There’s a fine line sometimes between being held accountable and feeling guilty. We have to sweep out underneath the rugs of our lives—personally and collectively. But it does no one any good to do so with a leaden heart and pent-up anger. Our willingness to hold ourselves accountable takes hold best with an open heart.

Now, if we could only find a fierce accountability buddy for, oh, say BP and any number of other people and organizations.

Sunday, August 08, 2010

This is my editor's note from this week's LA YOGA Magazine email newsletter:

It all comes down to relationship. This life, this adventure, this play (in Sanskrit, the leela—the divine play) that we take part in is a dance of relationship. Or at least that’s how I’ve been seeing it. Yesterday, that idea was the core focus of my teaching, my process of editing, even updating my Facebook page and considering the upcoming issues of LA YOGA Magazine.

The primary relationship we have in our lives is our relationship with our selves. This is the relationship that frames our life from our first breath to our last. The nature of this relationship sets the tone for all of the other relationships we engage in during this divine exploration of life.
Sometimes our relationship with the self is supportive, loving, kind; other times, it may be insidiously, subtly abusive, controlling, or angry. There is a danger that we neglect ourselves as our attention is drawn outside of ourselves, and this can have negative repercussions for our health and well-being at a profound level.

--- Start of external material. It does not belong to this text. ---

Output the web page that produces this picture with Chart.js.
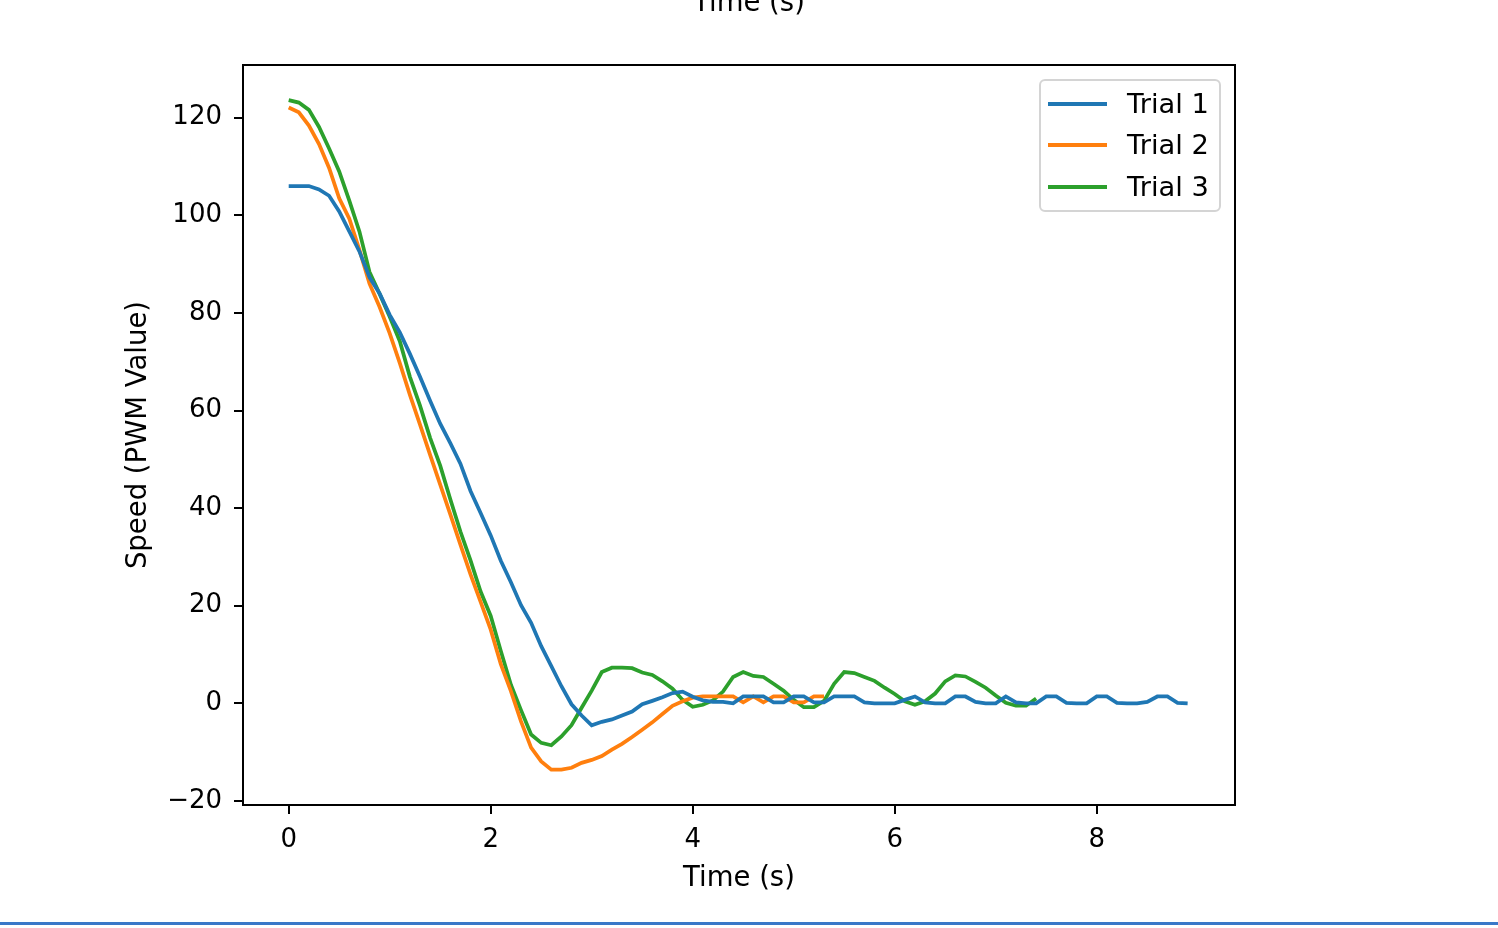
<!DOCTYPE html>
<html>
<head>
<meta charset="utf-8">
<script src="https://cdn.jsdelivr.net/npm/chart.js@4.4.0/dist/chart.umd.min.js"></script>
<style>
  html, body { margin: 0; padding: 0; background: #fff; overflow: hidden; }
  #wrap { position: relative; width: 1498px; height: 928px; }
  #topLabel { position: absolute; left: 0; width: 1498px; text-align: center; top: -15px;
    font-family: "DejaVu Sans"; font-size: 27.5px; line-height: 32px; color: #000; }
  #legend { position: absolute; left: 1039px; top: 79px; width: 178px; height: 129px;
    border: 2px solid #d4d4d4; border-radius: 6px; background: rgba(255,255,255,0.8);
    font-family: "DejaVu Sans"; font-size: 27.3px; color: #000; }
  .row { position: absolute; left: 0; height: 30px; }
  .swatch { position: absolute; left: 7px; width: 59px; height: 4px; top: 13px; }
  .lbl { position: absolute; left: 86px; top: 0; line-height: 30px; white-space: nowrap; }
  #bottomRule { position: absolute; left: 0; top: 922px; width: 1498px; height: 3px; background: #3a78c8; }
</style>
</head>
<body>
<div id="wrap">
  <canvas id="c" width="1498" height="928"></canvas>
  <div id="topLabel">Time (s)</div>
  <div id="legend"></div>
  <div id="bottomRule"></div>
</div>
<script>
// ---- data (sampled every 0.1 s) ----
const timeStep = 0.1;
const seriesLabels = ["Trial 1", "Trial 2", "Trial 3"];
const seriesColors = ["#1f77b4", "#ff7f0e", "#2ca02c"];

const trial1 = [
  106.0, 106.0, 106.0, 105.3, 104.0, 100.8, 96.7, 92.6, 87.3, 84.0,
  79.6, 76.0, 71.6, 66.9, 62.0, 57.3, 53.3, 49.1, 43.5, 39.0,
  34.4, 29.2, 24.8, 20.1, 16.5, 11.7, 7.6, 3.5, -0.2, -2.5,
  -4.5, -3.8, -3.3, -2.5, -1.7, -0.2, 0.5, 1.25, 2.1, 2.4,
  1.35, 0.6, 0.3, 0.3, 0, 1.4, 1.4, 1.4, 0.2, 0.2,
  1.4, 1.4, 0.2, 0.2, 1.4, 1.4, 1.4, 0.2, 0, 0,
  0, 0.7, 1.4, 0.2, 0, 0, 1.4, 1.4, 0.3, 0,
  0, 1.4, 0.2, 0, 0, 1.4, 1.4, 0.1, 0, 0,
  1.4, 1.4, 0.1, 0, 0, 0.3, 1.4, 1.4, 0.1, 0
];

const trial2 = [
  122.1, 121.1, 118.4, 114.6, 109.7, 103.5, 99.3, 92.9, 86.0, 81.2,
  75.8, 69.7, 63.2, 57.1, 50.9, 44.8, 38.7, 32.5, 26.4, 20.8,
  15.1, 8.0, 2.5, -3.7, -9.1, -11.9, -13.6, -13.6, -13.2, -12.2,
  -11.6, -10.8, -9.5, -8.3, -6.9, -5.4, -3.9, -2.2, -0.5, 0.4,
  1.15, 1.4, 1.4, 1.4, 1.4, 0.2, 1.4, 0.2, 1.4, 1.4,
  0.2, 0.2, 1.4, 1.4
];

const trial3 = [
  123.6, 123.1, 121.6, 118.1, 113.7, 109.0, 103.0, 96.7, 88.4, 83.9,
  79.2, 74.2, 66.9, 61.0, 54.4, 48.7, 41.8, 35.2, 29.3, 22.9,
  17.9, 10.7, 3.8, -1.4, -6.4, -8.1, -8.6, -6.8, -4.5, -0.9,
  2.6, 6.4, 7.3, 7.3, 7.2, 6.3, 5.8, 4.5, 3.0, 0.7,
  -0.7, -0.3, 0.6, 2.4, 5.4, 6.4, 5.6, 5.4, 4.0, 2.6,
  0.7, -0.8, -0.8, 0.5, 4.0, 6.4, 6.2, 5.4, 4.6, 3.2,
  1.9, 0.4, -0.3, 0.4, 2.0, 4.5, 5.7, 5.5, 4.4, 3.2,
  1.6, 0.1, -0.5, -0.5, 1.0
];

const xTicks = [0, 2, 4, 6, 8];
const yTicks = [-20, 0, 20, 40, 60, 80, 100, 120];

// ---- build chart ----
const allSeries = [trial1, trial2, trial3];
function toPoints(vals) {
  return vals.map((v, i) => ({ x: +(i * timeStep).toFixed(2), y: v }));
}
const datasets = allSeries.map((vals, k) => ({
  label: seriesLabels[k],
  data: toPoints(vals),
  borderColor: seriesColors[k],
  backgroundColor: seriesColors[k],
  borderWidth: 3.75,
  pointRadius: 0,
  tension: 0,
  fill: false
}));

const TICK_FONT = { family: "DejaVu Sans", size: 26 };
const TITLE_FONT = { family: "DejaVu Sans", size: 27.5 };
const minus = s => String(s).replace('-', '\u2212');

const framePlugin = {
  id: 'frame',
  afterDatasetsDraw(chart) {
    const { ctx, chartArea: a } = chart;
    ctx.save();
    ctx.strokeStyle = '#000';
    ctx.lineWidth = 2;
    ctx.strokeRect(a.left, a.top, a.right - a.left, a.bottom - a.top);
    ctx.restore();
  }
};

new Chart(document.getElementById('c'), {
  type: 'line',
  data: { datasets },
  plugins: [framePlugin],
  options: {
    responsive: false,
    animation: false,
    devicePixelRatio: 1,
    layout: { padding: { left: 100, right: 263, top: 65, bottom: 0 } },
    plugins: { legend: { display: false }, tooltip: { enabled: false } },
    scales: {
      x: {
        type: 'linear',
        min: -0.4525, max: 9.369,
        afterFit(s) { s.height = 123; },
        afterBuildTicks(s) { s.ticks = xTicks.map(v => ({ value: v })); },
        ticks: { font: TICK_FONT, color: '#000', padding: 11, maxRotation: 0,
                 callback: v => minus(v) },
        grid: { display: true, drawOnChartArea: false, drawTicks: true,
                tickLength: 9, lineWidth: 2, color: '#000' },
        border: { display: false },
        title: { display: true, text: 'Time (s)', font: TITLE_FONT, color: '#000',
                 padding: { top: 0, bottom: 33 } }
      },
      y: {
        type: 'linear',
        min: -20.84, max: 130.8,
        afterFit(s) { s.width = 143; },
        afterBuildTicks(s) { s.ticks = yTicks.map(v => ({ value: v })); },
        ticks: { font: TICK_FONT, color: '#000', padding: 12,
                 callback: v => minus(v) },
        grid: { display: true, drawOnChartArea: false, drawTicks: true,
                tickLength: 9, lineWidth: 2, color: '#000' },
        border: { display: false },
        title: { display: true, text: 'Speed (PWM Value)', font: TITLE_FONT, color: '#000',
                 padding: { top: 22, bottom: 0 } }
      }
    }
  }
});

// ---- legend (HTML) ----
const legend = document.getElementById('legend');
const rowTops = [8, 49, 91];
seriesLabels.forEach((lab, k) => {
  const row = document.createElement('div');
  row.className = 'row';
  row.style.top = rowTops[k] + 'px';
  const sw = document.createElement('div');
  sw.className = 'swatch';
  sw.style.background = seriesColors[k];
  const t = document.createElement('div');
  t.className = 'lbl';
  t.textContent = lab;
  row.appendChild(sw); row.appendChild(t);
  legend.appendChild(row);
});
</script>
</body>
</html>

The relationship with the self is one that requires daily attention and daily cultivation. Just because we were kind yesterday and practiced ahimsa, nonviolence or compassion, the first of the yamas delineated in Patanjali’s Yoga Sutras—today is a new day. And if we didn’t practice ahimsa—well, today is a new day. Today is a new opportunity to engage in the love affair with ourselves. Today is a new opportunity to examine our choices, to pause before we speak (out loud or within the echoing reverberation chamber of our own mind) and ask ourselves how our actions feed this divine relationship.